Referencia bibliográfica
Astronomy and Astrophysics, v.302, p.137
Fecha de publicación:
10
1995
Revista
Número de citas
74
Número de citas referidas
57
Descripción
IRAS 17423-1755 has been recognized as a new bipolar nebula during a
multi-wavelength observational program of unidentified IRAS sources with
far infrared colours similar to those of known planetary nebulae. B, V,
R and Hα CCD images show a clearly marked bipolar structure with a
total extension of ~11 arcsec. The spectrum of the core shows strong
emission lines of HI (Balmer and Paschen series), HeI, FeII, [FeII], OI,
CaII and [CaII]. Strong P-Cygni profiles are clearly seen in the Balmer
lines and in some other emission lines, indicating the presence of a
strong mass outflow.

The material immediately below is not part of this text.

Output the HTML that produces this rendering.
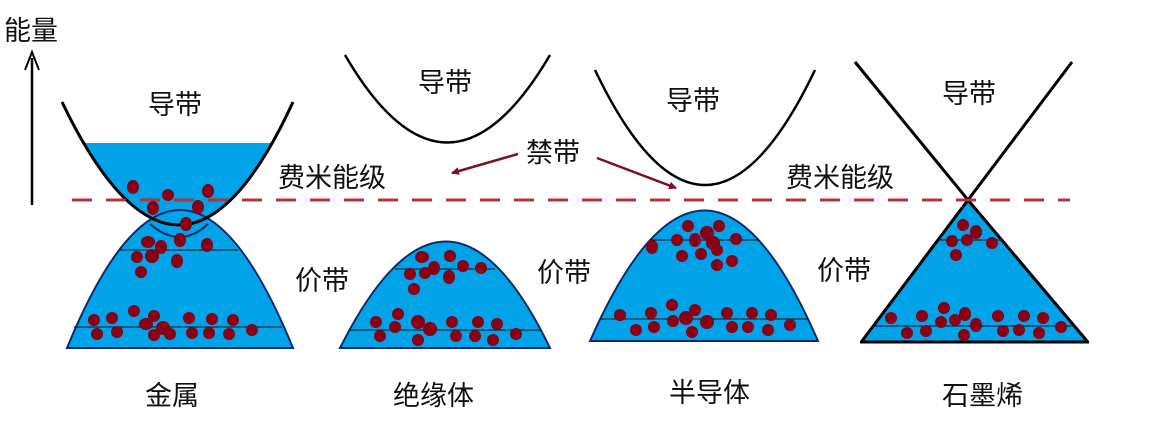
<!DOCTYPE html>
<html><head><meta charset="utf-8"><style>
body{margin:0;background:#fff}
svg{display:block}
text{font-family:"Liberation Sans","Noto Sans CJK SC",sans-serif;font-size:27px;fill:#111}
</style></head><body>
<svg width="1156" height="439" viewBox="0 0 1156 439">
<defs><marker id="ah" markerWidth="8" markerHeight="8" refX="7" refY="4" orient="auto" markerUnits="userSpaceOnUse"><path d="M0,0 L8,4 L0,8 z" fill="#7a1020"/></marker>
<clipPath id="mc"><path d="M62,102 Q180,348 293,102 Z"/></clipPath></defs>
<!-- axis -->
<line x1="32" y1="205" x2="32" y2="58" stroke="#000" stroke-width="2.5"/>
<path d="M25,70 L32,52 L39,70" fill="none" stroke="#000" stroke-width="2"/>
<text x="4" y="40">能量</text>

<!-- METAL -->
<rect x="60" y="143" width="240" height="100" fill="#00a2e8" clip-path="url(#mc)"/>
<path d="M67,348 Q180,72 293,348 Z" fill="#00a2e8" stroke="#0a2a6a" stroke-width="2"/>
<path d="M62,102 Q180,348 293,102" fill="none" stroke="#000" stroke-width="3"/>
<path d="M150,224 Q180,250 208,224" fill="none" stroke="#0a2a6a" stroke-width="2"/>
<line x1="120" y1="250" x2="238" y2="250" stroke="#111" stroke-width="1"/>
<line x1="74" y1="327" x2="282" y2="327" stroke="#111" stroke-width="1"/>

<!-- INSULATOR -->
<path d="M345,55 Q447,230 550,55" fill="none" stroke="#000" stroke-width="2.5"/>
<path d="M340,348 Q447,135 550,348 Z" fill="#00a2e8" stroke="#0a2a6a" stroke-width="2"/>
<line x1="395" y1="269" x2="495" y2="269" stroke="#111"/>
<line x1="350" y1="330" x2="540" y2="330" stroke="#111"/>

<!-- SEMICONDUCTOR -->
<path d="M595,70 Q705,300 815,70" fill="none" stroke="#000" stroke-width="2.5"/>
<path d="M590,341 Q705,80 818,341 Z" fill="#00a2e8" stroke="#0a2a6a" stroke-width="2"/>
<line x1="650" y1="240" x2="758" y2="240" stroke="#111"/>
<line x1="600" y1="319" x2="808" y2="319" stroke="#111"/>

<!-- GRAPHENE -->
<path d="M968,200 L862,341 L1087,341 Z" fill="#00a2e8"/>
<path d="M855,62 L968,200 L1072,62" fill="none" stroke="#000" stroke-width="3"/>
<path d="M968,200 L862,341 M968,200 L1087,341" stroke="#000" stroke-width="3"/>
<line x1="860" y1="342" x2="1089" y2="342" stroke="#000" stroke-width="3"/>
<line x1="937" y1="240" x2="1003" y2="240" stroke="#111"/>
<line x1="875" y1="326" x2="1075" y2="326" stroke="#111"/>

<!-- Fermi dashed -->
<line x1="72" y1="200" x2="1070" y2="200" stroke="#b5343c" stroke-width="3" stroke-dasharray="20,14"/>

<!-- dots -->
<g fill="#880015">
<ellipse cx="133" cy="187" rx="6" ry="7"/><ellipse cx="168" cy="195" rx="6" ry="6"/><ellipse cx="208" cy="191" rx="6" ry="7"/>
<ellipse cx="153" cy="208" rx="6" ry="7"/><ellipse cx="198" cy="207" rx="6" ry="7"/><ellipse cx="186" cy="224" rx="6" ry="7"/>
<ellipse cx="148" cy="242" rx="7" ry="6"/><ellipse cx="161" cy="247" rx="6" ry="7"/><ellipse cx="152" cy="256" rx="7" ry="7"/>
<ellipse cx="180" cy="240" rx="6" ry="7"/><ellipse cx="207" cy="245" rx="6" ry="7"/><ellipse cx="137" cy="257" rx="6" ry="6"/>
<ellipse cx="177" cy="261" rx="6" ry="7"/><ellipse cx="141" cy="272" rx="6" ry="6"/>
<ellipse cx="94" cy="320" rx="6" ry="6"/><ellipse cx="112" cy="318" rx="6" ry="6"/><ellipse cx="134" cy="311" rx="6" ry="6"/>
<ellipse cx="146" cy="324" rx="7" ry="6"/><ellipse cx="154" cy="316" rx="6" ry="6"/><ellipse cx="163" cy="328" rx="7" ry="7"/>
<ellipse cx="189" cy="318" rx="6" ry="6"/><ellipse cx="212" cy="319" rx="6" ry="6"/><ellipse cx="233" cy="320" rx="6" ry="6"/>
<ellipse cx="97" cy="334" rx="6" ry="6"/><ellipse cx="117" cy="332" rx="6" ry="6"/><ellipse cx="154" cy="335" rx="6" ry="6"/>
<ellipse cx="170" cy="334" rx="6" ry="6"/><ellipse cx="192" cy="333" rx="6" ry="6"/><ellipse cx="209" cy="333" rx="6" ry="6"/>
<ellipse cx="229" cy="334" rx="6" ry="6"/><ellipse cx="252" cy="330" rx="6" ry="6"/>

<ellipse cx="422" cy="257" rx="7" ry="6"/><ellipse cx="450" cy="256" rx="6" ry="6"/><ellipse cx="434" cy="268" rx="6" ry="7"/>
<ellipse cx="410" cy="274" rx="6" ry="6"/><ellipse cx="425" cy="273" rx="6" ry="6"/><ellipse cx="463" cy="266" rx="6" ry="6"/>
<ellipse cx="481" cy="268" rx="6" ry="6"/><ellipse cx="449" cy="277" rx="6" ry="7"/><ellipse cx="414" cy="289" rx="6" ry="6"/>
<ellipse cx="376" cy="322" rx="6" ry="6"/><ellipse cx="398" cy="314" rx="6" ry="6"/><ellipse cx="418" cy="322" rx="7" ry="7"/>
<ellipse cx="430" cy="329" rx="7" ry="7"/><ellipse cx="395" cy="327" rx="6" ry="6"/><ellipse cx="452" cy="322" rx="6" ry="6"/>
<ellipse cx="478" cy="322" rx="6" ry="6"/><ellipse cx="497" cy="324" rx="6" ry="6"/><ellipse cx="380" cy="336" rx="6" ry="6"/>
<ellipse cx="418" cy="340" rx="6" ry="6"/><ellipse cx="456" cy="336" rx="6" ry="6"/><ellipse cx="475" cy="336" rx="6" ry="6"/>
<ellipse cx="493" cy="340" rx="6" ry="6"/><ellipse cx="516" cy="334" rx="6" ry="6"/>

<ellipse cx="688" cy="226" rx="6" ry="6"/><ellipse cx="719" cy="226" rx="6" ry="6"/><ellipse cx="707" cy="233" rx="7" ry="7"/>
<ellipse cx="677" cy="240" rx="6" ry="6"/><ellipse cx="695" cy="240" rx="6" ry="7"/><ellipse cx="713" cy="243" rx="7" ry="7"/>
<ellipse cx="736" cy="239" rx="6" ry="6"/><ellipse cx="652" cy="247" rx="6" ry="7"/><ellipse cx="682" cy="256" rx="6" ry="6"/>
<ellipse cx="701" cy="254" rx="6" ry="6"/><ellipse cx="717" cy="250" rx="6" ry="6"/><ellipse cx="732" cy="261" rx="6" ry="6"/>
<ellipse cx="717" cy="265" rx="6" ry="6"/>
<ellipse cx="620" cy="315" rx="6" ry="6"/><ellipse cx="651" cy="313" rx="6" ry="6"/><ellipse cx="672" cy="305" rx="6" ry="6"/>
<ellipse cx="686" cy="318" rx="7" ry="7"/><ellipse cx="695" cy="310" rx="6" ry="6"/><ellipse cx="707" cy="322" rx="7" ry="7"/>
<ellipse cx="727" cy="313" rx="6" ry="6"/><ellipse cx="752" cy="313" rx="6" ry="6"/><ellipse cx="771" cy="315" rx="6" ry="6"/>
<ellipse cx="636" cy="330" rx="6" ry="6"/><ellipse cx="654" cy="327" rx="6" ry="6"/><ellipse cx="673" cy="321" rx="6" ry="6"/>
<ellipse cx="692" cy="332" rx="6" ry="6"/><ellipse cx="732" cy="327" rx="6" ry="6"/><ellipse cx="748" cy="327" rx="6" ry="6"/>
<ellipse cx="768" cy="330" rx="6" ry="6"/><ellipse cx="790" cy="325" rx="6" ry="6"/>

<ellipse cx="963" cy="225" rx="6" ry="6"/><ellipse cx="976" cy="232" rx="6" ry="7"/><ellipse cx="952" cy="241" rx="6" ry="6"/>
<ellipse cx="967" cy="240" rx="6" ry="6"/><ellipse cx="992" cy="243" rx="6" ry="6"/><ellipse cx="956" cy="255" rx="6" ry="6"/>
<ellipse cx="891" cy="318" rx="6" ry="6"/><ellipse cx="922" cy="316" rx="6" ry="6"/><ellipse cx="944" cy="308" rx="6" ry="6"/>
<ellipse cx="941" cy="322" rx="6" ry="6"/><ellipse cx="955" cy="320" rx="6" ry="6"/><ellipse cx="965" cy="314" rx="6" ry="7"/>
<ellipse cx="976" cy="325" rx="6" ry="7"/><ellipse cx="998" cy="316" rx="6" ry="6"/><ellipse cx="1024" cy="316" rx="6" ry="6"/>
<ellipse cx="1043" cy="318" rx="6" ry="6"/><ellipse cx="907" cy="333" rx="6" ry="6"/><ellipse cx="926" cy="331" rx="6" ry="6"/>
<ellipse cx="964" cy="335" rx="6" ry="6"/><ellipse cx="1003" cy="331" rx="6" ry="6"/><ellipse cx="1019" cy="330" rx="6" ry="6"/>
<ellipse cx="1039" cy="333" rx="6" ry="6"/><ellipse cx="1061" cy="327" rx="6" ry="6"/>
</g>

<!-- arrows -->
<line x1="518" y1="154" x2="452" y2="173" stroke="#7a1020" stroke-width="2.5" marker-end="url(#ah)"/>
<line x1="597" y1="158" x2="676" y2="188" stroke="#7a1020" stroke-width="2.5" marker-end="url(#ah)"/>

<!-- labels -->
<text x="148" y="114">导带</text>
<text x="418" y="92">导带</text>
<text x="666" y="110">导带</text>
<text x="942" y="103">导带</text>
<text x="526" y="162">禁带</text>
<text x="278" y="187">费米能级</text>
<text x="786" y="187">费米能级</text>
<text x="295" y="290">价带</text>
<text x="537" y="282">价带</text>
<text x="817" y="280">价带</text>
<text x="145" y="405">金属</text>
<text x="393" y="405">绝缘体</text>
<text x="669" y="402">半导体</text>
<text x="942" y="405">石墨烯</text>
</svg>
</body></html>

This is confirmed by the presence of a very steep
density gradient in the nebula, strong near infrared excess and the
detection of highly symmetric bipolar emission at very large velocities
in the lobes (>~425km/s). The highest velocity, however, is observed
in the innermost region of the bipolar outflow, where a jet-like
structure is detected with v=870km/s, while its velocity decreases to
750km/s a few arcsecs away from the central star. This has been
interpreted as the result of sporadic mass loss events with a
time-dependent ejection velocity. The position-velocity diagram is well
reproduced assuming an inclination angle of 150deg. The emission
observed in the lobes shows an extraordinary line width and
double-peaked profiles, indicating that the emission arises from the
cooling region behind a bow-shock. From the high values of the
[NII]/Hα ratios, we deduce that the outflowing material is
nitrogen enriched gas of stellar origin, which can only be explained if
IRAS 17423-1755 is an evolved star and not a young stellar object. The
morphology and kinematics closely resemble those observed in well known
bipolar proto-planetary nebulae, while the luminosity is far below the
values found in known LBV's (Luminous Blue Variables). The
characteristics of the OH maser emission found in IRAS 17423-1755 are
consistent with the presence of an equatorial disk of neutral material
(perpendicular to the bipolar axis) expanding at v_e_=50km/s, which
could be the responsible for the collimation of the outflow.